Data Requirements for ERP Integration → +PROFIT

What we would need to receive from ERP vendors to populate the CSVs

The Question

Given the CSVs and HTMLs we already have, would it be possible to define the INFORMATION/DATA we would need to receive from supermarket ERP vendors to populate the CSVs?

Short answer: yes, entirely feasible — and in fact it is the most natural next step from what we already have.

Why It Is Feasible

Each CSV the system uses is essentially a "data contract": the corresponding HTML page expects specific columns, in a specific order, with a specific format. Since the parsers for all pages are already mapped, it is possible to work backwards — starting from what each screen consumes and deriving exactly which fields the ERP needs to deliver.

This becomes a data dictionary (an integration specification) that can be delivered to any ERP vendor.

The Most Important Point (which GREATLY reduces the ERP request)

Most columns in the CSVs are calculated, not raw. In arquivao.csv, for example, fields such as MARGIN, M_PERC, GMP, CO_VE, PART_VEN, PART_GMP, PEC all derive from just a few raw numbers (quantity, selling price, cost price, total sold, total purchased).

In other words: we should not ask the ERP for the derived columns — we would only request the source fields, and +PROFIT itself (or a conversion step) computes the rest. This has two major advantages:

○ the "request" to the vendor remains small and focused;
○ it prevents each ERP from calculating margin/GMP its own way, causing numbers to diverge.

What We Would Essentially Need to Request (≈ 5 base extracts)

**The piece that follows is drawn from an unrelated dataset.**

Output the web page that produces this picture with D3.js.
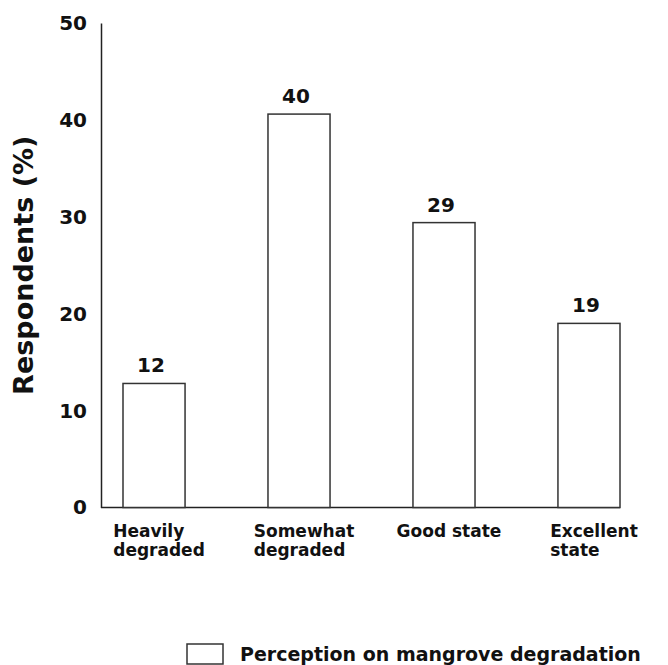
<!DOCTYPE html>
<html>
<head>
<meta charset="utf-8">
<script src="https://cdn.jsdelivr.net/npm/d3@7"></script>
<style>
  body { margin: 0; background: #fff; }
  text { font-family: "DejaVu Sans", Verdana, sans-serif; font-weight: bold; fill: #111; }
</style>
</head>
<body>
<svg id="chart"></svg>
<script>
// values
const categories = ["Heavily degraded", "Somewhat degraded", "Good state", "Excellent state"];
const categoryLines = [["Heavily", "degraded"], ["Somewhat", "degraded"], ["Good state"], ["Excellent", "state"]];
const respondents = [12.8, 40.6, 29.4, 19.0];
const valueLabels = ["12", "40", "29", "19"];
const yTicks = [0, 10, 20, 30, 40, 50];
const yTitle = "Respondents (%)";
const legendLabel = "Perception on mangrove degradation";

const config = {
  containerWidth: 668,
  containerHeight: 665,
  margin: {top: 23, right: 48, bottom: 157.5, left: 101}
};

const width = config.containerWidth - config.margin.left - config.margin.right;
const height = config.containerHeight - config.margin.top - config.margin.bottom;

const svg = d3.select('#chart')
  .attr('width', config.containerWidth)
  .attr('height', config.containerHeight);

const chart = svg.append('g')
  .attr('transform', `translate(${config.margin.left},${config.margin.top})`);

const xScale = d3.scaleBand()
  .domain(categories)
  .range([22, width])
  .paddingInner(0.572)
  .paddingOuter(0);

const yScale = d3.scaleLinear()
  .domain([0, 50])
  .range([height, 0]);

// y axis: line only, no tick marks
const yAxis = d3.axisLeft(yScale)
  .tickValues(yTicks)
  .tickSize(0)
  .tickPadding(14);

const yAxisG = chart.append('g')
  .attr('class', 'axis y-axis')
  .call(yAxis);
yAxisG.select('.domain').attr('stroke', '#222').attr('stroke-width', 1.5);
yAxisG.selectAll('text')
  .attr('font-size', '20px')
  .attr('fill', '#111')
  .style('font-family', '"DejaVu Sans", Verdana, sans-serif')
  .style('font-weight', 'bold');

// y axis title
svg.append('text')
  .attr('transform', `translate(33,${config.margin.top + height / 2}) rotate(-90)`)
  .attr('text-anchor', 'middle')
  .attr('font-size', '27px')
  .text(yTitle);

// baseline
chart.append('line')
  .attr('x1', 0)
  .attr('x2', width)
  .attr('y1', yScale(0))
  .attr('y2', yScale(0))
  .attr('stroke', '#222')
  .attr('stroke-width', 1.5);

const data = categories.map((c, i) => ({cat: c, value: respondents[i], label: valueLabels[i], lines: categoryLines[i]}));

chart.selectAll('rect.bar')
  .data(data)
  .join('rect')
  .attr('class', 'bar')
  .attr('x', d => xScale(d.cat))
  .attr('y', d => yScale(d.value))
  .attr('width', xScale.bandwidth())
  .attr('height', d => yScale(0) - yScale(d.value))
  .attr('fill', '#fff')
  .attr('stroke', '#333')
  .attr('stroke-width', 1.5);

chart.selectAll('text.value')
  .data(data)
  .join('text')
  .attr('class', 'value')
  .attr('x', d => xScale(d.cat) + xScale.bandwidth() / 2 - 3)
  .attr('y', d => yScale(d.value) - 11)
  .attr('text-anchor', 'middle')
  .attr('font-size', '20px')
  .text(d => d.label);

// category labels: left aligned block, centred under the bar
const catG = chart.selectAll('g.cat')
  .data(data)
  .join('g')
  .attr('class', 'cat');

catG.each(function(d) {
  const g = d3.select(this);
  const t = g.append('text')
    .attr('font-size', '17px');
  t.selectAll('tspan')
    .data(d.lines)
    .join('tspan')
    .attr('x', 0)
    .attr('dy', (l, i) => i === 0 ? 0 : 19)
    .text(l => l);
  const w = t.node().getBBox().width;
  g.attr('transform', `translate(${xScale(d.cat) + xScale.bandwidth() / 2 + 5 - w / 2},${height + 29})`);
});

// legend
const legend = svg.append('g')
  .attr('transform', 'translate(187,644)');
legend.append('rect')
  .attr('width', 36)
  .attr('height', 20)
  .attr('fill', '#fff')
  .attr('stroke', '#333')
  .attr('stroke-width', 1.5);
legend.append('text')
  .attr('x', 53)
  .attr('y', 17)
  .attr('font-size', '19px')
  .text(legendLabel);
</script>
</body>
</html>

Block Feeds the screens Essential raw data
1. Product/period movement ABC, GMP, PEC, PURIX, CostVar, Shrinkage Store, hierarchy (dept/group/category), product code + description, period, qty sold, qty purchased, selling price, cost price, total sold, total purchased
2. Daily sales Purchases (projection), ADS Date/day of week, daily sales (projected and actual) — and for ADS, two comparable periods
3. Cash expenses Monthly/annual expenses Payment date, expense amount
4. Cash balances Monthly/annual balance Date, end-of-day balance (currently entered manually — would come from ERP/bank)
5. P&L result P&L Statement lines (revenues, costs, expenses by category, period)

Note that almost everything originates from a single powerful query (block 1, by product and period). The other blocks are small and well-defined.

The "Format Details" That Must Be Explicit in the Specification

These are the points where integrations typically fail, so it would be worth specifying them clearly for vendors:

Separator (current files use ;)
Decimal separator (32.45 with period for English locale)
Encoding (UTF-8 — some ERPs export ISO-8859-1)
Date format (mm/dd/yy)
Day-of-week names in English (the Purchases parser uses "thursday", "friday"…)
Header layout (title line + actual header line)

Conclusion

Not only is it possible, it is recommended: what already exists can be turned into a technical specification document ("Data Requirements for ERP Integration → +PROFIT"), with a field-by-field dictionary, data types, formats, and a sample CSV template for each extract.

This professionalizes the product and makes it easier to engage with any vendor.

Possible next step: build this specification document — in Markdown or in a well-formatted Word/PDF ready to send to vendors.